Looking back on hearing news of Elvis's death, she recalled: "I was in Canada. We were filming The New Avengers, we were doing some episodes up in Toronto, and it was absolutely ghastly. It was just ghastly.

"From the British people there was only Patrick Macnee, Gareth Hunt and me there. And all the rest were Canadians. And Canadians were pretty sort of - 'pfft! So what?' about Elvis at that stage of his life, because everyone was just going: 'Oh, what a shame, he's so fat, and who cares.' So that was awful, not to have proper reverence due, you know?"

Lumley has also filmed documentaries about pop star will.i.am, the Trans-Siberian railway, and the Northern Lights - but now she is working on Absolutely Fabulous: The Movie, due out in 2016.

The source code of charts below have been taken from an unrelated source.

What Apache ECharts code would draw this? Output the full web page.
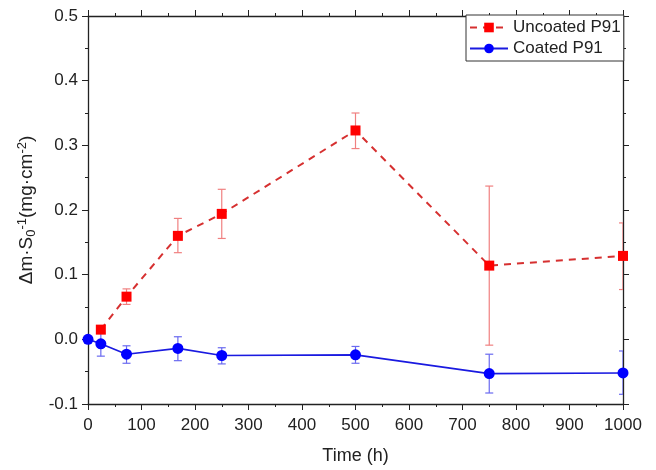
<!DOCTYPE html>
<html>
<head>
<meta charset="utf-8">
<script src="https://cdn.jsdelivr.net/npm/echarts@6/dist/echarts.min.js"></script>
<style>
  html, body { margin: 0; padding: 0; background: #fff; }
  #chart { width: 656px; height: 470px; }
</style>
</head>
<body>
<div id="chart"></div>
<script>
// data
const uncoatedHours = [24, 72, 168, 250, 500, 750, 1000]
const uncoatedMean = [0.015, 0.066, 0.160, 0.194, 0.323, 0.114, 0.129]
const uncoatedLow = [0.010, 0.054, 0.134, 0.156, 0.295, -0.009, 0.077]
const uncoatedHigh = [0.020, 0.078, 0.187, 0.232, 0.350, 0.237, 0.180]

const coatedHours = [0, 24, 72, 168, 250, 500, 750, 1000]
const coatedMean = [0.0, -0.007, -0.023, -0.014, -0.025, -0.024, -0.053, -0.052]
const coatedLow = [0.0, -0.026, -0.037, -0.033, -0.038, -0.037, -0.083, -0.085]
const coatedHigh = [0.0, 0.010, -0.010, 0.004, -0.013, -0.011, -0.023, -0.018]

const pairs = (xs, ys) => xs.map((x, i) => [x, ys[i]])
const errRows = (xs, lo, hi) => xs.map((x, i) => [x, lo[i], hi[i]])

function errorBar(color) {
  return function (params, api) {
    const x = api.value(0)
    const lo = api.coord([x, api.value(1)])
    const hi = api.coord([x, api.value(2)])
    if (Math.abs(hi[1] - lo[1]) < 1) return null
    const w = 4
    const st = { stroke: color, lineWidth: 1.2 }
    return {
      type: 'group',
      children: [
        { type: 'line', shape: { x1: lo[0], y1: lo[1], x2: hi[0], y2: hi[1] }, style: st },
        { type: 'line', shape: { x1: lo[0] - w, y1: lo[1], x2: lo[0] + w, y2: lo[1] }, style: st },
        { type: 'line', shape: { x1: hi[0] - w, y1: hi[1], x2: hi[0] + w, y2: hi[1] }, style: st }
      ]
    }
  }
}

const font = 'Liberation Sans, Arial, sans-serif'
const axisCol = '#222'

let myChart = echarts.init(document.getElementById('chart'))
myChart.setOption({
  animation: false,
  textStyle: { fontFamily: font },
  grid: { left: 88, right: 33, top: 16, bottom: 64 },
  legend: {
    data: ['Uncoated P91', 'Coated P91'],
    orient: 'vertical',
    left: 466,
    top: 15,
    padding: [4, 3, 4, 3],
    itemGap: 4,
    itemWidth: 38,
    itemHeight: 12,
    borderColor: '#333',
    borderWidth: 1,
    borderRadius: 0,
    backgroundColor: '#fff',
    textStyle: { fontSize: 17, color: '#222', fontFamily: font }
  },
  xAxis: [{
    type: 'value',
    min: 0, max: 1000, interval: 100,
    name: 'Time (h)',
    nameLocation: 'middle',
    nameGap: 43,
    nameTextStyle: { fontSize: 18, color: '#222' },
    axisLine: { onZero: false, lineStyle: { color: axisCol, width: 1.3 } },
    axisTick: { length: 6, lineStyle: { color: axisCol } },
    minorTick: { show: true, splitNumber: 2, length: 3, lineStyle: { color: axisCol } },
    axisLabel: { fontSize: 17, color: '#222', margin: 13, formatter: v => String(v) },
    splitLine: { show: false }
  }, {
    type: 'value', position: 'top',
    min: 0, max: 1000, interval: 100,
    axisLine: { onZero: false, lineStyle: { color: axisCol, width: 1.3 } },
    axisTick: { length: 6, lineStyle: { color: axisCol } },
    minorTick: { show: true, splitNumber: 2, length: 3, lineStyle: { color: axisCol } },
    axisLabel: { show: false },
    splitLine: { show: false }
  }],
  yAxis: [{
    type: 'value',
    min: -0.1, max: 0.5, interval: 0.1,
    name: '{t|Δm·S}{sub|0}{sup|-1}{t|(mg·cm}{sup|-2}{t|)}',
    nameLocation: 'middle',
    nameGap: 50,
    nameTextStyle: {
      rich: {
        t: { fontSize: 19, color: '#222', fontFamily: font },
        sub: { fontSize: 13, color: '#222', fontFamily: font, verticalAlign: 'bottom', padding: [9, 0, 0, 0] },
        sup: { fontSize: 13, color: '#222', fontFamily: font, verticalAlign: 'top', padding: [0, 0, 9, 0] }
      }
    },
    axisLine: { onZero: false, lineStyle: { color: axisCol, width: 1.3 } },
    axisTick: { length: 6, lineStyle: { color: axisCol } },
    minorTick: { show: true, splitNumber: 2, length: 3, lineStyle: { color: axisCol } },
    axisLabel: { fontSize: 17, color: '#222', margin: 10, formatter: v => v.toFixed(1) },
    splitLine: { show: false }
  }, {
    type: 'value', position: 'right',
    min: -0.1, max: 0.5, interval: 0.1,
    axisLine: { show: true, onZero: false, lineStyle: { color: axisCol, width: 1.3 } },
    axisTick: { show: true, length: 6, lineStyle: { color: axisCol } },
    minorTick: { show: true, splitNumber: 2, length: 3, lineStyle: { color: axisCol } },
    axisLabel: { show: false },
    splitLine: { show: false }
  }],
  series: [
    {
      type: 'custom',
      name: 'uncoated-err',
      clip: true,
      renderItem: errorBar('#f08080'),
      data: errRows(uncoatedHours, uncoatedLow, uncoatedHigh),
      encode: { x: 0, y: [1, 2] },
      z: 1
    },
    {
      type: 'custom',
      name: 'coated-err',
      clip: true,
      renderItem: errorBar('#6a6af0'),
      data: errRows(coatedHours, coatedLow, coatedHigh),
      encode: { x: 0, y: [1, 2] },
      z: 1
    },
    {
      name: 'Uncoated P91',
      type: 'line',
      data: pairs(uncoatedHours, uncoatedMean),
      symbol: 'rect',
      symbolSize: 10,
      itemStyle: { color: '#ff0000' },
      lineStyle: { color: '#d63030', width: 2, type: [7, 6] },
      z: 3
    },
    {
      name: 'Coated P91',
      type: 'line',
      data: pairs(coatedHours, coatedMean),
      symbol: 'circle',
      symbolSize: 11,
      itemStyle: { color: '#0000ff' },
      lineStyle: { color: '#1a1ae0', width: 1.6 },
      z: 2
    }
  ]
})
</script>
</body>
</html>
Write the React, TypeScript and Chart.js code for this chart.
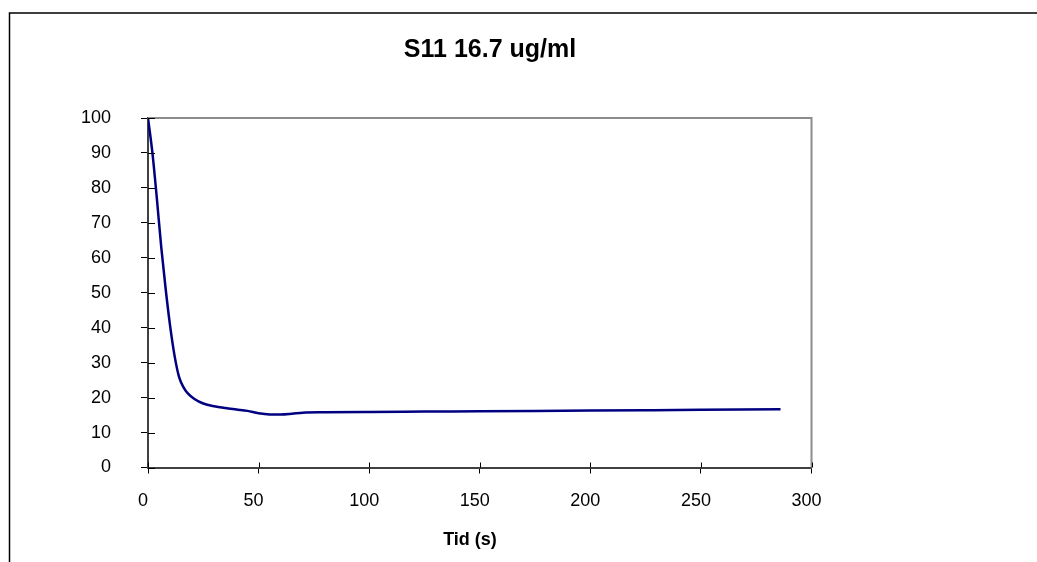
import React, { useEffect, useRef } from "react";
import { Chart, registerables } from "chart.js";

Chart.register(...registerables);

const chartTitle = "S11 16.7 ug/ml";
const xAxisTitle = "Tid (s)";
const timeSeconds = [0, 2, 4, 6, 8, 10, 12, 14, 16, 18, 21, 25, 30, 35, 40, 45, 50, 55, 60, 65, 70, 80, 100, 125, 150, 175, 200, 225, 250, 286];
const values = [100, 90, 77, 63, 51, 40.5, 32, 26, 23, 21.2, 19.6, 18.3, 17.5, 17, 16.6, 16.2, 15.5, 15.2, 15.2, 15.4, 15.7, 15.8, 15.9, 16.0, 16.1, 16.2, 16.3, 16.4, 16.5, 16.65];
const xTicks = [0, 50, 100, 150, 200, 250, 300];
const yTicks = [0, 10, 20, 30, 40, 50, 60, 70, 80, 90, 100];

const FONT = "'Liberation Sans', Arial, Helvetica, sans-serif";

const decorPlugin = {
  id: "decor",
  beforeDraw(chart: any) {
    const ctx = chart.ctx;
    ctx.save();
    ctx.fillStyle = "#ffffff";
    ctx.fillRect(0, 0, chart.width, chart.height);
    // outer frame
    ctx.strokeStyle = "#000000";
    ctx.lineWidth = 1.5;
    ctx.beginPath();
    ctx.moveTo(chart.width, 13);
    ctx.lineTo(9.5, 13);
    ctx.lineTo(9.5, chart.height);
    ctx.stroke();
    ctx.restore();
  },
  afterDraw(chart: any) {
    const ctx = chart.ctx;
    const a = chart.chartArea;
    const xs = chart.scales.x;
    const ys = chart.scales.y;
    ctx.save();
    // top & right plot border
    ctx.strokeStyle = "#8c8c8c";
    ctx.lineWidth = 2;
    ctx.beginPath();
    ctx.moveTo(a.left, a.top);
    ctx.lineTo(a.right, a.top);
    ctx.lineTo(a.right, a.bottom);
    ctx.stroke();
    // inner halves of ticks
    ctx.strokeStyle = "#000000";
    ctx.lineWidth = 1;
    ctx.beginPath();
    yTicks.forEach((v) => {
      const py = Math.round(ys.getPixelForValue(v)) + 0.5;
      ctx.moveTo(a.left, py);
      ctx.lineTo(a.left + 7, py);
    });
    xTicks.forEach((v) => {
      const px = Math.round(xs.getPixelForValue(v)) + 0.5;
      ctx.moveTo(px, a.bottom);
      ctx.lineTo(px, a.bottom - 5);
    });
    ctx.stroke();
    // titles
    ctx.fillStyle = "#000000";
    ctx.textAlign = "center";
    ctx.textBaseline = "alphabetic";
    ctx.font = `bold 25px ${FONT}`;
    ctx.fillText(chartTitle, 490, 57);
    ctx.font = `bold 18px ${FONT}`;
    ctx.fillText(xAxisTitle, 470, 545);
    ctx.restore();
  },
};

export default function App() {
  const ref = useRef<HTMLCanvasElement | null>(null);

  useEffect(() => {
    if (!ref.current) return;
    const chart = new Chart(ref.current, {
      type: "line",
      data: {
        datasets: [
          {
            data: timeSeconds.map((t, i) => ({ x: t, y: values[i] })),
            borderColor: "#000080",
            borderWidth: 2.5,
            pointRadius: 0,
            fill: false,
            cubicInterpolationMode: "monotone",
          },
        ],
      },
      options: {
        animation: false,
        responsive: false,
        maintainAspectRatio: false,
        layout: { padding: { top: 118, right: 225.5, bottom: 0, left: 0 } },
        plugins: {
          legend: { display: false },
          title: { display: false },
          tooltip: { enabled: false },
        },
        scales: {
          x: {
            type: "linear",
            min: 0,
            max: 300,
            afterFit: (s: any) => {
              s.height = 94.5;
            },
            afterBuildTicks: (s: any) => {
              s.ticks = xTicks.map((v) => ({ value: v }));
            },
            grid: { drawOnChartArea: false, drawTicks: true, tickLength: 6, color: "#000000", lineWidth: 1 },
            border: { display: true, color: "#404040", width: 2 },
            ticks: { color: "#000000", font: { family: FONT, size: 18 }, padding: 17, labelOffset: -5, maxRotation: 0, autoSkip: false },
          },
          y: {
            type: "linear",
            min: 0,
            max: 100,
            afterFit: (s: any) => {
              s.width = 148;
            },
            afterBuildTicks: (s: any) => {
              s.ticks = yTicks.map((v) => ({ value: v }));
            },
            grid: { drawOnChartArea: false, drawTicks: true, tickLength: 7, color: "#000000", lineWidth: 1 },
            border: { display: true, color: "#404040", width: 2 },
            ticks: { color: "#000000", font: { family: FONT, size: 18 }, padding: 30, autoSkip: false },
          },
        },
      },
      plugins: [decorPlugin],
    });
    return () => chart.destroy();
  }, []);

  return (
    <div style={{ position: "fixed", left: 0, top: 0, width: 1037, height: 562, background: "#fff" }}>
      <canvas ref={ref} width={1037} height={562} style={{ display: "block", width: 1037, height: 562 }} />
    </div>
  );
}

On reprising her role as Patsy Stone alongside Jennifer Saunders' Edina Monsoon, she said: "You only have to remember a few things. You just have to remember the body language because she's had all her organs taken out. You just remember that she wears hard - she wears hard red lips and things. She doesn't want anybody inside.

"And also she's beginning to lose it, because she's literally drunk so much and smoked so much and done so much. But this show, I tell you this film is funny. You're going to be very pleasantly surprised."

:: Elvis And Me airs on Wednesday at 9:00pm on ITV.